I've really been trying to hard to embrace this "one day at a time approach". Not only is it absolutely necessary in grief, I've decided it is kind of a good way to live life anyways. I tend to jump ahead to things and miss out on what is right in front of me. I was born three months early. I don't like waiting. I started this blog so I could be more aware of things going on around me and record my feelings and events. Little did I know that I'd have such a major life changing event to record. But, I am glad that I have written all of this down. Occasionally, I go back and see some of the progress I've made. Admittedly, it is not as much as I'd like to have made, but it is progress -- one.day.at.a.time.
Some days are good days.
Some days it takes all I have to pretend it is a good day.

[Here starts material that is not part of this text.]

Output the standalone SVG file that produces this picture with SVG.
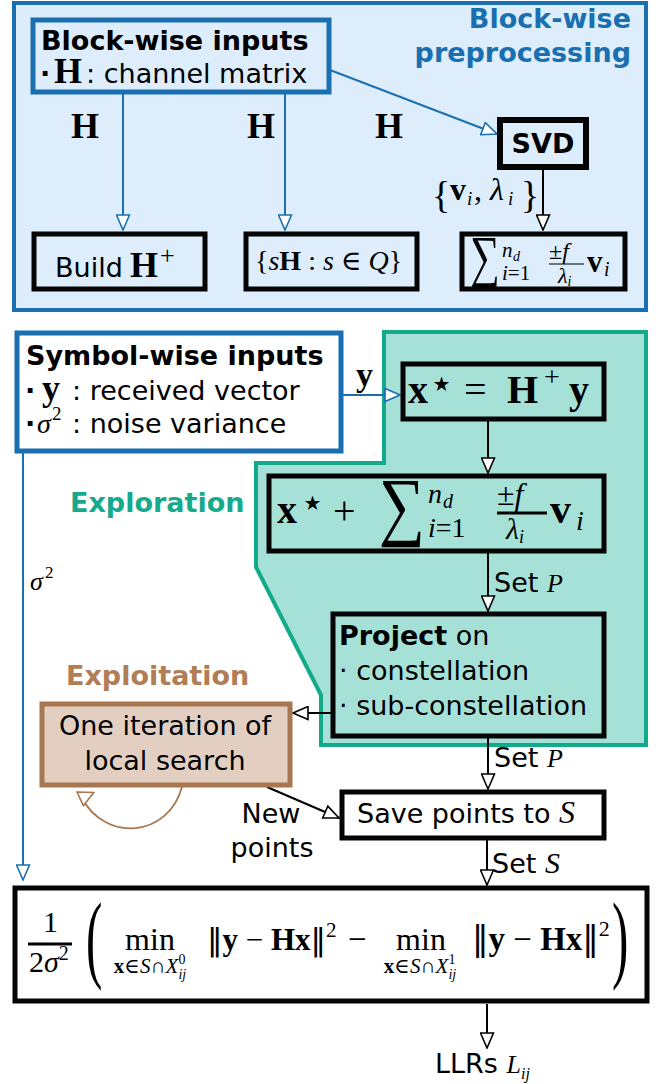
<svg xmlns="http://www.w3.org/2000/svg" width="665" height="1084" viewBox="0 0 665 1084">
<defs>
<style>
.s{font-family:"DejaVu Sans",sans-serif;font-size:27px;font-weight:normal;fill:#000}
.sb{font-family:"DejaVu Sans",sans-serif;font-size:27px;font-weight:bold}
.m{font-family:"Liberation Serif","DejaVu Serif",serif;fill:#000}
.bf{font-weight:bold}
.it{font-style:italic}
.st{font-family:"DejaVu Sans",sans-serif}
.nm{font-family:"DejaVu Sans",sans-serif;font-weight:normal}
.box{stroke:#050505;stroke-width:5}
.bbox{stroke:#1a6fb0;stroke-width:5}
.cb{fill:none;stroke:#000;stroke-width:2}
.cu{fill:none;stroke:#1a6fb0;stroke-width:2}
.cbr{fill:none;stroke:#a8774f;stroke-width:1.8}
</style>
<marker id="ab" viewBox="0 0 17 15" refX="16" refY="7.5" markerWidth="17" markerHeight="15" markerUnits="userSpaceOnUse" orient="auto"><path d="M1,1 L16,7.5 L1,14 z" fill="#fff" stroke="#000" stroke-width="1.6"/></marker>
<marker id="au" viewBox="0 0 17 15" refX="16" refY="7.5" markerWidth="17" markerHeight="15" markerUnits="userSpaceOnUse" orient="auto"><path d="M1,1 L16,7.5 L1,14 z" fill="#fff" stroke="#1a6fb0" stroke-width="1.6"/></marker>
<marker id="abr" viewBox="0 0 17 17" refX="3" refY="8.5" markerWidth="17" markerHeight="17" markerUnits="userSpaceOnUse" orient="-25"><path d="M1,1 L16,8.5 L1,16 z" fill="#fff" stroke="#a8774f" stroke-width="1.6"/></marker>
</defs>
<rect width="665" height="1084" fill="#fff"/>

<g id="preprocessing-region">
<rect x="14" y="3" width="632" height="307" fill="#ddedfb" stroke="#1a6fb0" stroke-width="4"/>
<text class="sb" text-anchor="end" style="fill:#1a6fb0"><tspan x="631" y="28">Block-wise</tspan><tspan x="631" y="62">preprocessing</tspan></text>
</g>

<g id="exploration-region">
<path d="M384,332 H646 V745 H321 V695 L256,567 V463 H384 Z" fill="#a6e1d8" stroke="#13aa8c" stroke-width="4"/>
<text class="sb" x="70" y="512" style="fill:#17a98b">Exploration</text>
</g>

<g id="connectors">
<path class="cu" d="M123,93 V230" marker-end="url(#au)"/>
<path class="cu" d="M285,93 V230" marker-end="url(#au)"/>
<path class="cu" d="M330,70 L497,134" marker-end="url(#au)"/>
<path class="cb" d="M543,169 V230" marker-end="url(#ab)"/>
<path class="cu" d="M342,395 H400" marker-end="url(#au)"/>
<path class="cb" d="M488,421 V473" marker-end="url(#ab)"/>
<path class="cb" d="M488,553 V611" marker-end="url(#ab)"/>
<path class="cb" d="M331,713 H293" marker-end="url(#ab)"/>
<path class="cbr" d="M182,787 C168,838 105,842 82,798" marker-end="url(#abr)"/>
<path class="cb" d="M488,738 V789" marker-end="url(#ab)"/>
<path class="cb" d="M267,787 L339,818" marker-end="url(#ab)"/>
<path class="cb" d="M487,840 V885" marker-end="url(#ab)"/>
<path class="cu" d="M23,453 V880" marker-end="url(#au)"/>
<path class="cb" d="M487,1004 V1048" marker-end="url(#ab)"/>
<text class="m bf" font-size="36" text-anchor="middle" x="85" y="138">H</text>
<text class="m bf" font-size="36" text-anchor="middle" x="261" y="138">H</text>
<text class="m bf" font-size="36" text-anchor="middle" x="389" y="138">H</text>
<text class="m"><tspan font-size="38" x="432" y="208">{</tspan><tspan class="bf" font-size="32" x="450" y="200">v</tspan><tspan class="it" font-size="19" x="467" y="205">i</tspan><tspan font-size="32" x="474" y="200">,</tspan><tspan class="it" font-size="32" x="490" y="200">λ</tspan><tspan class="it" font-size="19" x="508" y="205">i</tspan><tspan font-size="38" x="521" y="208">}</tspan></text>
<text class="m bf" font-size="34" x="356" y="386">y</text>
<text class="m"><tspan class="it" font-size="26" x="30" y="590">σ</tspan><tspan font-size="17" x="45" y="578">2</tspan></text>
<text class="s" font-size="26" x="494" y="592">Set <tspan class="m it" font-size="26">P</tspan></text>
<text class="s" font-size="26" x="494" y="767">Set <tspan class="m it" font-size="26">P</tspan></text>
<text class="s" font-size="26" x="492" y="873">Set <tspan class="m it" font-size="30">S</tspan></text>
<text class="s" text-anchor="middle"><tspan x="271" y="823">New</tspan><tspan x="272" y="857">points</tspan></text>
<text class="s" x="435" y="1073">LLRs <tspan class="m it" font-size="26">L</tspan><tspan class="m it" font-size="16" dy="6">ij</tspan></text>
</g>

<g id="block-inputs">
<rect x="33" y="20" width="296" height="72" fill="#ddedfb" class="bbox"/>
<text class="sb"><tspan x="41" y="50">Block-wise inputs</tspan><tspan x="40" y="83">·</tspan><tspan class="m" font-size="36" x="54" y="83">H</tspan><tspan class="s" x="86" y="83">: channel matrix</tspan></text>
</g>

<g id="svd">
<rect x="500" y="120" width="86" height="47" fill="#ddedfb" stroke="#050505" stroke-width="6"/>
<text class="sb" text-anchor="middle" x="543" y="153">SVD</text>
</g>

<g id="build-hplus">
<rect x="34" y="234" width="171" height="55" fill="#ddedfb" class="box"/>
<text class="s" x="55" y="277">Build<tspan class="m bf" font-size="36" x="130">H</tspan><tspan class="m" font-size="26" x="160" y="264">+</tspan></text>
</g>

<g id="scaled-h">
<rect x="246" y="234" width="171" height="55" fill="#ddedfb" class="box"/>
<text class="m" font-size="28" x="255" y="270">{<tspan class="it">s</tspan><tspan class="bf">H</tspan> : <tspan class="it">s</tspan> ∈ <tspan class="it">Q</tspan>}</text>
</g>

<g id="sum-directions">
<rect x="462" y="234" width="163" height="55" fill="#ddedfb" class="box"/>
<text class="m" font-size="58" transform="translate(470,276) scale(0.72,1)">∑</text>
<text class="m"><tspan class="it" font-size="21" x="502" y="257">n</tspan><tspan class="it" font-size="14" x="513" y="261">d</tspan><tspan class="it" font-size="21" x="502" y="280">i</tspan><tspan font-size="21">=1</tspan><tspan font-size="24" x="549" y="259">±</tspan><tspan class="it" font-size="24">f</tspan><tspan class="it" font-size="22" x="558" y="283">λ</tspan><tspan class="it" font-size="14" dy="3">i</tspan><tspan class="bf" font-size="31" x="587" y="272">v</tspan><tspan class="it" font-size="20" x="604" y="276">i</tspan></text>
<line x1="549" y1="264" x2="584" y2="264" stroke="#000" stroke-width="1.2"/>
</g>

<g id="symbol-inputs">
<rect x="17" y="333" width="324" height="118" fill="#fff" class="bbox"/>
<text class="sb"><tspan x="26" y="365">Symbol-wise inputs</tspan><tspan x="25" y="400">·</tspan><tspan class="m" font-size="36" x="42" y="400">y</tspan><tspan class="s" x="72" y="400">: received vector</tspan><tspan x="25" y="433">·</tspan><tspan class="m it" font-weight="normal" font-size="28" x="37" y="433">σ</tspan><tspan class="m" font-weight="normal" font-size="19" x="52" y="420">2</tspan><tspan class="s" x="72" y="433">: noise variance</tspan></text>
</g>

<g id="zero-forcing">
<rect x="403" y="364" width="201" height="55" fill="#a6e1d8" class="box"/>
<text class="m" font-size="40" y="403"><tspan class="bf" x="408">x</tspan><tspan class="st" font-size="40" x="429" y="397">⋆</tspan><tspan x="464" y="403">=</tspan><tspan class="bf" x="507">H</tspan><tspan font-size="28" x="544" y="386">+</tspan><tspan class="bf" x="569" y="403">y</tspan></text>
</g>

<g id="perturbation">
<rect x="269" y="476" width="335" height="75" fill="#a6e1d8" class="box"/>
<text class="m" font-size="40" x="333" y="524">+</text>
<text class="m" font-size="40"><tspan class="bf" x="277" y="523">x</tspan><tspan class="st" x="300" y="516">⋆</tspan></text>
<text class="m" font-size="76" transform="translate(379,531) scale(0.85,1)">∑</text>
<text class="m"><tspan class="it" font-size="28" x="428" y="503">n</tspan><tspan class="it" font-size="20" x="443" y="508">d</tspan><tspan class="it" font-size="28" x="428" y="537">i</tspan><tspan font-size="28">=1</tspan><tspan font-size="32" x="497" y="505">±</tspan><tspan class="it" font-size="32">f</tspan><tspan class="it" font-size="30" x="506" y="539">λ</tspan><tspan class="it" font-size="18" dy="4">i</tspan><tspan class="bf" font-size="42" x="550" y="523">v</tspan><tspan class="it" font-size="28" x="576" y="530">i</tspan></text>
<line x1="497" y1="513" x2="547" y2="513" stroke="#000" stroke-width="3"/>
</g>

<g id="project">
<rect x="333" y="614" width="271" height="122" fill="#a6e1d8" class="box"/>
<text class="s"><tspan x="339" y="645" font-weight="bold">Project</tspan><tspan> on</tspan><tspan x="339" y="680">· constellation</tspan><tspan x="339" y="715">· sub-constellation</tspan></text>
</g>

<g id="local-search">
<text class="sb" x="66" y="685" style="fill:#b07d56">Exploitation</text>
<rect x="42" y="704" width="248" height="81" fill="#e2cfc1" stroke="#a8774f" stroke-width="5"/>
<text class="s" text-anchor="middle"><tspan x="165" y="735">One iteration of</tspan><tspan x="165" y="770">local search</tspan></text>
</g>

<g id="save-points">
<rect x="342" y="792" width="262" height="46" fill="#fff" class="box"/>
<text class="s" x="357" y="823">Save points to <tspan class="m it" font-size="32">S</tspan></text>
</g>

<g id="llr">
<rect x="15" y="888" width="632" height="113" fill="#fff" class="box"/>
<text class="m" font-size="30"><tspan x="43" y="932">1</tspan><tspan x="29" y="972">2</tspan><tspan class="it">σ</tspan><tspan font-size="20" dy="-12">2</tspan></text>
<line x1="28" y1="944" x2="72" y2="944" stroke="#000" stroke-width="3"/>
<text class="m" font-size="98" transform="translate(86,970) scale(0.5,1)">(</text>
<text class="m" font-size="98" transform="translate(612,970) scale(0.5,1)">)</text>
<text class="m" font-size="32" text-anchor="middle" x="150" y="950">min</text>
<text class="m" font-size="21" text-anchor="middle" x="150" y="973"><tspan class="bf">x</tspan>∈<tspan class="it">S</tspan>∩<tspan class="it">X</tspan><tspan font-size="14" dy="-9">0</tspan><tspan class="it" font-size="14" dx="-7" dy="15">ij</tspan></text>
<text class="m" font-size="31" x="207" y="950"><tspan class="nm">‖</tspan><tspan class="bf">y</tspan> − <tspan class="bf">Hx</tspan><tspan class="nm">‖</tspan><tspan font-size="21" dy="-13">2</tspan></text>
<text class="m" font-size="33" x="348" y="950">−</text>
<text class="m" font-size="32" text-anchor="middle" x="421" y="950">min</text>
<text class="m" font-size="21" text-anchor="middle" x="420" y="973"><tspan class="bf">x</tspan>∈<tspan class="it">S</tspan>∩<tspan class="it">X</tspan><tspan font-size="14" dy="-9">1</tspan><tspan class="it" font-size="14" dx="-7" dy="15">ij</tspan></text>
<text class="m" font-size="33" x="472" y="950"><tspan class="nm">‖</tspan><tspan class="bf">y</tspan> − <tspan class="bf">Hx</tspan><tspan class="nm">‖</tspan><tspan font-size="22" dy="-14">2</tspan></text>
</g>
</svg>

Some days are bad and I've learned that every once and awhile that is perfectly OK. It takes a lot for me to admit when it is a really bad day, but I am getting better at this and am noticing there are more days and even weeks (!!!) between really bad days.
Not a day goes by that I don't think of Dude and what happened, but most days these days the pain is not all consuming and paralyzing like it used to be.
Grief counselors have talked with me about how it is possible for joy and sorrow to mix and mingle with one another. I remember thinking and probably even saying, "Well, that's nice and might be possible for other people, but not for me. FAT CHANCE. I will be sad forever. I will never be able to be happy again. It is black and white. Joy. Sorrow. But certainly not both."
For once, I am glad to admit that I was wrong. I have been really intentional about doing things that make me happy these days. Initially, the good days were tainted with guilt. The thought that I should be happy when I just lost one of the most important people in my life, and in such a tragic way, was unthinkable.
But, I've been able to do it.
I've cheered loudly at Redskins games. I've attended baby showers. I've eaten at a new favorite place with friends and fallen in love with toasted marshmallow milkshakes. I've been able to have conversations without talking about Mike -- this takes some focus sometimes, but can and has been done. I've booked travel adventures to see my friends. I've taken a step to potentially put me on a new path. I even attended a friend's wedding -- this was a BIG step. I was very nervous about whether I would just completely lose it! But, I kept it together and was glad I could be supportive and celebrate a little bit.
This joy mixed with sorrow thing - It IS possible. This one day at a time business makes me appreciate each and every day and the people God has put in it.
And that is a big step. And good news.